Marcus Gotthardt: We are particularly proud of the fact that all our green products come with an EPD (Environmental Product Declaration) and that we can therefore prove that they are manufactured sustainably. For each green product, we produce an EPD report detailing the environmental impacts of the product in question and explaining the extent to which it is more sustainable in comparison to a conventionally manufactured product, e.g. how much CO2 or water is saved during the manufacturing process. Our fristads.com Website has a “green calculator” which allows customers to work out how many tons of CO2 and how many litres of water can be saved if they opt for green clothing.

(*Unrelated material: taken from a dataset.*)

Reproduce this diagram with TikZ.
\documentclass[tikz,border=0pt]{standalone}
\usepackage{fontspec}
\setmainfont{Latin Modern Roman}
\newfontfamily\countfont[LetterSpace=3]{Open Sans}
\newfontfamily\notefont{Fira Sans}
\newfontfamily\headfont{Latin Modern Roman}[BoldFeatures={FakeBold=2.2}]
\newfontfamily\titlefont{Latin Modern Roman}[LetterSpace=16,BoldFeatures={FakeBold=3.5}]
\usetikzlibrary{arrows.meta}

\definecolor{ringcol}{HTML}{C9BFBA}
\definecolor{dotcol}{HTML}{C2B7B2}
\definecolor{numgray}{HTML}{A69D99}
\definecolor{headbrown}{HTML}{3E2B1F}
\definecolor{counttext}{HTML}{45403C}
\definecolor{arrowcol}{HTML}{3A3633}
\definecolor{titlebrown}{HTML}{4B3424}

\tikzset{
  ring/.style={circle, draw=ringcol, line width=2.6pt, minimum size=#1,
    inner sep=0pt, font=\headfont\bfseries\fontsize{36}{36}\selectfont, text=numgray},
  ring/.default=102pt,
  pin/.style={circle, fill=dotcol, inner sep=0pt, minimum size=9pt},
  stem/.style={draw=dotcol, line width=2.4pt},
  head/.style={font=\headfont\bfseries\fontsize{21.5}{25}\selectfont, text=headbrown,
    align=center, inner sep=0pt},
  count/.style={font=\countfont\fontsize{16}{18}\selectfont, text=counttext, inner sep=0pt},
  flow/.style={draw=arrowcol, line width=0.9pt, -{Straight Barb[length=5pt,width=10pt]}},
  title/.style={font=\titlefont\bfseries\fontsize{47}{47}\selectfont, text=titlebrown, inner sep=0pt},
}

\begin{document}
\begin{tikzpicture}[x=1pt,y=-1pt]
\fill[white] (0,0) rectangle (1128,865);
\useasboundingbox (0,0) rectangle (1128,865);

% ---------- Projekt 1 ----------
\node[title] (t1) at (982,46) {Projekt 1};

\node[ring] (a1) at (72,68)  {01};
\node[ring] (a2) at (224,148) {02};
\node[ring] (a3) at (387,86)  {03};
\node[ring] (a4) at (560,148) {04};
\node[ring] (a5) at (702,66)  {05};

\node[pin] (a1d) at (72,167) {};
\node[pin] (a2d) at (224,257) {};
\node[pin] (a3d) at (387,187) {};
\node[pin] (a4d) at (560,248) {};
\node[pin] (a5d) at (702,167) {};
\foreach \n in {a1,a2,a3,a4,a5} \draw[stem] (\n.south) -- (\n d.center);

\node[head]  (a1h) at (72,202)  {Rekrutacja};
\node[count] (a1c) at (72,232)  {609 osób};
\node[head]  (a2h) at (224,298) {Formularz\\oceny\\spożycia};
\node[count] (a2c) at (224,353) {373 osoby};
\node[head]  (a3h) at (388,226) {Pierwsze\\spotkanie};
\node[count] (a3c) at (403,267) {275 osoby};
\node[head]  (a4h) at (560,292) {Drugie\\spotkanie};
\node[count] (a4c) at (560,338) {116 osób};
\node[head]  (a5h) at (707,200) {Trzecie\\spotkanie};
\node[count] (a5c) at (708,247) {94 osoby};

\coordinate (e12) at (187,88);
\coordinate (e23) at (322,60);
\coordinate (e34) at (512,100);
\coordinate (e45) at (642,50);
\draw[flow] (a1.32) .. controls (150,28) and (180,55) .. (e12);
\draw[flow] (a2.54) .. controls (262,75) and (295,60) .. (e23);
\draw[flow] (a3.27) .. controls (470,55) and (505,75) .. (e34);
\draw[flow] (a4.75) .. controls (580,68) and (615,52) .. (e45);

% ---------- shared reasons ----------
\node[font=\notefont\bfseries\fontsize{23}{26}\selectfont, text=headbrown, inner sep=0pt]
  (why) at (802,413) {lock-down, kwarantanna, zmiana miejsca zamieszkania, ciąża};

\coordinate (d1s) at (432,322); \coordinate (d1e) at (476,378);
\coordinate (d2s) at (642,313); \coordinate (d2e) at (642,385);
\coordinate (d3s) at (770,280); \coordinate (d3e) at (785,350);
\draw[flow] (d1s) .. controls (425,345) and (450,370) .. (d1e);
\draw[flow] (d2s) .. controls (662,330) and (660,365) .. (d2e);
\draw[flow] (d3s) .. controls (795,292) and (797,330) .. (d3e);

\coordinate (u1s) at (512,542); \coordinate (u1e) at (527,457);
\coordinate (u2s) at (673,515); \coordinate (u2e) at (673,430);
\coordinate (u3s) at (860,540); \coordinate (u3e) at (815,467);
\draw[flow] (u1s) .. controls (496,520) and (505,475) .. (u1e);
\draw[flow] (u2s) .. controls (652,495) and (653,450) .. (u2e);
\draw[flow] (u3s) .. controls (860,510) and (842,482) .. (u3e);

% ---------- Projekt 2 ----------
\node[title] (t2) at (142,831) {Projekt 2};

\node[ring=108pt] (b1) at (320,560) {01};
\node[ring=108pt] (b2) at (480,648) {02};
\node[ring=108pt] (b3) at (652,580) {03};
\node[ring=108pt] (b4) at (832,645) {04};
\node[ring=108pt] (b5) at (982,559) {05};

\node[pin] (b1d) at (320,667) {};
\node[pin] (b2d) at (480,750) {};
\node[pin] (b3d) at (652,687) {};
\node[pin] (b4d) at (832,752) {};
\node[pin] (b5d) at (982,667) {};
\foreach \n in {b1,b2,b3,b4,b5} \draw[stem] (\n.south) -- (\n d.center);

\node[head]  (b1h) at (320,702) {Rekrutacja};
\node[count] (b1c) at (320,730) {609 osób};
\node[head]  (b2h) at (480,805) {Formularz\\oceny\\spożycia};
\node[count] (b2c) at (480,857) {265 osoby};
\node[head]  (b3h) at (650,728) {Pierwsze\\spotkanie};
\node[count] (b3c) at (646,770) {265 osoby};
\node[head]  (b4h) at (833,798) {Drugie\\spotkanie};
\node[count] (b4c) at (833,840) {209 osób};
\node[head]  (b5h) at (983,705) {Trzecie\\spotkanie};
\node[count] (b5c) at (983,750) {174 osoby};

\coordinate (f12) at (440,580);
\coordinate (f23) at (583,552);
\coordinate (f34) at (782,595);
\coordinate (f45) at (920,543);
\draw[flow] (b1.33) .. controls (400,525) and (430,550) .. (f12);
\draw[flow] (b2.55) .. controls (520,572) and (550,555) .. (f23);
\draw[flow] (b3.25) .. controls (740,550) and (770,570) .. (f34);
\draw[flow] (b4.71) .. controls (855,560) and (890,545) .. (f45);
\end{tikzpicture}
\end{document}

Our green products implement sustainability in all four main aspects of the product life cycle:
- Design: Even during the design process we pay attention to developing products in such a way as to reduce sewing times and waste as little material as possible. The small amount of scrap material which is still produced is processed to make other products, such as comfort pads – zero waste.
- Raw materials & choice of materials: For Fristad’s green products, we only use products with a higher level of sustainability, such as bio cotton, recycled polyester made of recycled PET bottles and Tencel Lyocell (cellulose from sustainable wood).

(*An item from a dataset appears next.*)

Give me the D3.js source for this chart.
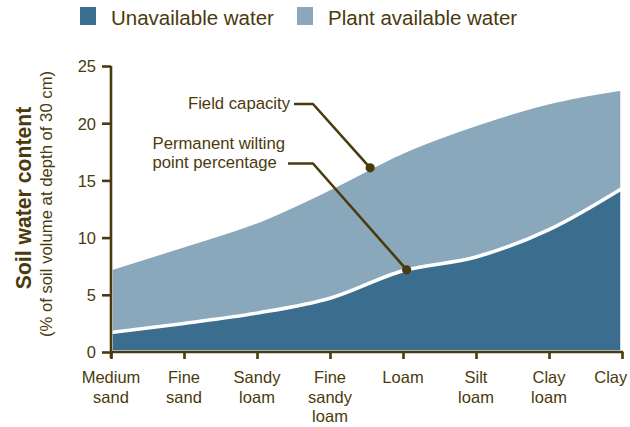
<!DOCTYPE html>
<html>
<head>
<meta charset="utf-8">
<script src="https://cdn.jsdelivr.net/npm/d3@7"></script>
<style>
  html, body { margin: 0; padding: 0; background: #fff; }
  svg { display: block; font-family: "Liberation Sans", Arial, sans-serif; }
</style>
</head>
<body>
<svg id="chart" width="630" height="427"></svg>
<script>
// Soil textures, coarse to fine
const soils = ["Medium sand", "Fine sand", "Sandy loam", "Fine sandy loam", "Loam", "Silt loam", "Clay loam", "Clay"];
// Water content at field capacity and at the permanent wilting point (% of soil volume, 30 cm depth)
const fieldCapacity = [7.3, 9.3, 11.4, 14.3, 17.5, 19.9, 21.8, 23.0];
const wiltingPoint  = [1.7, 2.5, 3.4, 4.7, 7.1, 8.3, 10.7, 14.3];
const yTicks = [0, 5, 10, 15, 20, 25];
const legendItems = ["Unavailable water", "Plant available water"];
// Callouts: label lines and the fractional soil index where each points on its curve
const callouts = [
  { lines: ["Field capacity"], series: "fc", at: 3.55 },
  { lines: ["Permanent wilting", "point percentage"], series: "wp", at: 4.05 }
];

const ink = "#4a3a0c";
const darkBlue = "#3b6d8e";
const lightBlue = "#8aa8bc";

const svg = d3.select("#chart");
const margin = { left: 111, right: 8, top: 66, bottom: 75 };
const W = 630, H = 427;

const x = d3.scalePoint().domain(d3.range(soils.length)).range([margin.left, W - margin.right]);
const xi = d3.scaleLinear().domain([0, soils.length - 1]).range([margin.left, W - margin.right]);
const y = d3.scaleLinear().domain([0, 25]).range([H - margin.bottom, margin.top]);

const rows = soils.map((s, i) => ({ i, fc: fieldCapacity[i], wp: wiltingPoint[i] }));
const curve = d3.curveMonotoneX;

// Filled areas: total water up to field capacity, then the unavailable share on top
const areaFC = d3.area().x(d => x(d.i)).y0(y(0)).y1(d => y(d.fc)).curve(curve);
const areaWP = d3.area().x(d => x(d.i)).y0(y(0)).y1(d => y(d.wp)).curve(curve);

svg.append("path").datum(rows).attr("d", areaFC)
  .attr("fill", lightBlue).attr("stroke", "#fff").attr("stroke-width", 3.5).attr("stroke-linejoin", "round");
svg.append("path").datum(rows).attr("d", areaWP)
  .attr("fill", darkBlue).attr("stroke", "#fff").attr("stroke-width", 3.5).attr("stroke-linejoin", "round");

// Hidden guide lines used to place callout dots exactly on the curves
const lineFC = d3.line().x(d => x(d.i)).y(d => y(d.fc)).curve(curve);
const lineWP = d3.line().x(d => x(d.i)).y(d => y(d.wp)).curve(curve);
const guides = {
  fc: svg.append("path").datum(rows).attr("d", lineFC).attr("fill", "none").attr("stroke", "none").node(),
  wp: svg.append("path").datum(rows).attr("d", lineWP).attr("fill", "none").attr("stroke", "none").node()
};
function pointAtX(path, px) {
  let lo = 0, hi = path.getTotalLength();
  for (let k = 0; k < 40; k++) {
    const mid = (lo + hi) / 2;
    if (path.getPointAtLength(mid).x < px) lo = mid; else hi = mid;
  }
  return path.getPointAtLength((lo + hi) / 2);
}

// Y axis
const yAxis = svg.append("g").attr("transform", `translate(${margin.left},0)`)
  .call(d3.axisLeft(y).tickValues(yTicks).tickSize(9).tickPadding(6).tickSizeOuter(0));
yAxis.select(".domain").attr("d", `M0,${y(25)}V${y(0) + 6}`);

// X axis
const xAxis = svg.append("g").attr("transform", `translate(0,${y(0)})`)
  .call(d3.axisBottom(x).tickSize(7).tickFormat("").tickSizeOuter(0));
xAxis.select(".domain").attr("d", `M${margin.left - 1},0H${W - margin.right + 1.2}`);

[yAxis, xAxis].forEach(g => {
  g.selectAll(".domain, .tick line").attr("stroke", ink).attr("stroke-width", 2.6);
  g.selectAll("text").attr("fill", ink).attr("font-size", 16.5).attr("font-family", null);
});
yAxis.selectAll(".tick text").attr("dy", "0.36em");

// Multi-line soil labels, one word per line
const xl = svg.append("g").attr("fill", ink).attr("font-size", 16.5).attr("text-anchor", "middle");
soils.forEach((s, i) => {
  const t = xl.append("text").attr("x", x(i)).attr("y", y(0) + 31);
  s.split(" ").forEach((w, k) => t.append("tspan").attr("x", x(i)).attr("dy", k ? 19.5 : 0).text(w));
  const bb = t.node().getBBox();
  if (bb.x + bb.width > W - 2) t.attr("transform", `translate(${W - 2 - (bb.x + bb.width)},0)`);
});

// Axis titles
svg.append("text").attr("transform", `translate(31,198) rotate(-90)`)
  .attr("text-anchor", "middle").attr("fill", ink).attr("font-weight", "bold").attr("font-size", 21.2)
  .text("Soil water content");
svg.append("text").attr("transform", `translate(52,204) rotate(-90)`)
  .attr("text-anchor", "middle").attr("fill", ink).attr("font-size", 16.7)
  .text("(% of soil volume at depth of 30 cm)");

// Legend
const legendColors = [darkBlue, lightBlue];
const legendX = [80, 297];
legendItems.forEach((name, k) => {
  svg.append("rect").attr("x", legendX[k]).attr("y", 7).attr("width", 16).attr("height", 18).attr("fill", legendColors[k]);
  svg.append("text").attr("x", legendX[k] + 31).attr("y", 25).attr("fill", ink).attr("font-size", 20.5).text(name);
});

// Callouts with elbow leaders
const calloutLayout = [
  { textX: 290, baseY: 109, lineY: 104, startX: 294, elbowX: 313 },
  { textX: 152.5, baseY: 149, lineY: 163.5, startX: 288, elbowX: 313 }
];
callouts.forEach((c, k) => {
  const L = calloutLayout[k];
  const t = svg.append("text").attr("fill", ink).attr("font-size", 16.7)
    .attr("text-anchor", k === 0 ? "end" : "start");
  c.lines.forEach((ln, j) => t.append("tspan").attr("x", L.textX).attr("y", L.baseY + j * 18.5).text(ln));
  const p = pointAtX(guides[c.series], xi(c.at));
  svg.append("path")
    .attr("d", `M${L.startX},${L.lineY}H${L.elbowX}L${p.x},${p.y}`)
    .attr("fill", "none").attr("stroke", ink).attr("stroke-width", 2.6).attr("stroke-linejoin", "round");
  svg.append("circle").attr("cx", p.x).attr("cy", p.y).attr("r", 4.6).attr("fill", ink);
});
</script>
</body>
</html>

- Production: The e.dye process, also known as the waterless dye system, is used to dye most products. In comparison to traditional dyeing, water consumption is reduced by 75%, since the dye is added to the raw materials.
- Packaging & delivery: All goods are transported by sea and road. To enable transport capacity savings, green products are packaged using a special folding technology. This has enabled us to dispense with most plastic packaging. Where it is unavoidable, we use plant-based or recycled packaging materials.
As manufacturers, however, we must assume responsibility by manufacturing high-quality clothing which is durable and by being transparent about the ecological footprint of our garments. That is why, in 2018, we joined forces with 40 other manufacturers in the Swedish Textile Initiative for Climate Action (STICA), thereby committing ourselves to precise monitoring and reduction of greenhouse gas emissions. Fristads has managed to reduce emissions by 58% since 2018. This is also the reason why we developed our environmental product declaration, a standard for measuring the environmental impacts of a garment objectively.
Which limitations remain at the moment? In financial terms?
In technical terms?
Marcus Gotthardt: Actually, there are no technical limitations which cannot be overcome. Since the market is large and many manufacturers are all working on or conducting research into ideas for solutions at the same time, many beneficial advances in textiles technology are currently happening at lightning speed.
One example: Up until about three years ago, we were still experiencing technical limitations. In collaboration with our supplier Tencel, we were attempting to take clothing already made of recycled materials and recycle it again by turning it into new clothing. When it came to be recycled for the 2nd or 3rd time, this led to compromises in quality which were unacceptable for workwear. It is difficult to separate out blended fabrics, e.g. those comprising cotton and polyester, and to process them without compromising on durability.
We were finally able to partially close the recycling loop thanks to a pilot project with our partner Post NL, where we manufactured polo shirts partly made from old garments. This was a major step forward for us, but we will continue to look for solutions in order to turn “partially” into “completely”. From 2022 onwards, we will be assisting or co-operating with research institutions and universities across Europe on various studies and research projects on the subject of “Closing the loop”, confident of being able to find a solution.
Can even minor adjustments enable you to make a long-term impact?
If so, what are they exactly?
Marcus Gotthardt: Yes, absolutely – and that goes for both the manufacturer and the consumer. Manufacturing durable, easy-care clothing has a huge long-term impact. It means that less clothing needs to be produced and fewer returns need to be processed.
Consumers also need to understand that clothing should be used for longer. When making purchases, they can prioritise quality over quantity and before throwing clothing away they should check whether it could actually still be repaired. To keep enjoying your clothing for as long as possible, it is absolutely essential to take note of the care instructions (ideally at the purchasing stage).
If the usable life of all the T-shirts on the British market could be extended by just 10%, it would prevent 100,000 tonnes of CO2 being released into the atmosphere every year.
In 2020, Fristads launched the Care & Repair campaign to raise awareness of the fact that repairing clothing – not replacing it – is the sustainable solution. The other point here is that clothing will also last longer if it is cared for properly. Most of the items in the Fristads collections are particularly easy-care and can be washed at 60°C, which also makes them more durable. Many collections can also be washed in industrial machines at 75 °C or 85 °C.
Does a garment really have to travel all around the world?
Marcus Gotthardt: The clothing itself can also be manufactured in European factories, such as our factory in the Ukraine. The raw materials and most of the “components” of the clothing – such as buttons, zip fasteners, thread, and fabric – are sourced from Asian countries, however.
What obligations do employers have? Or has it so far “just” been a question of having the foresight to take voluntary action?
Marcus Gotthardt: Since durability is the key to reducing the environmental impacts of a garment, more employers must also start thinking more about the quality than the price. Viewed in the long term, quality is no more expensive. The time has come to cease promoting our throwaway society and to develop an industry that is genuinely sustainable. And we would like to be part of that solution.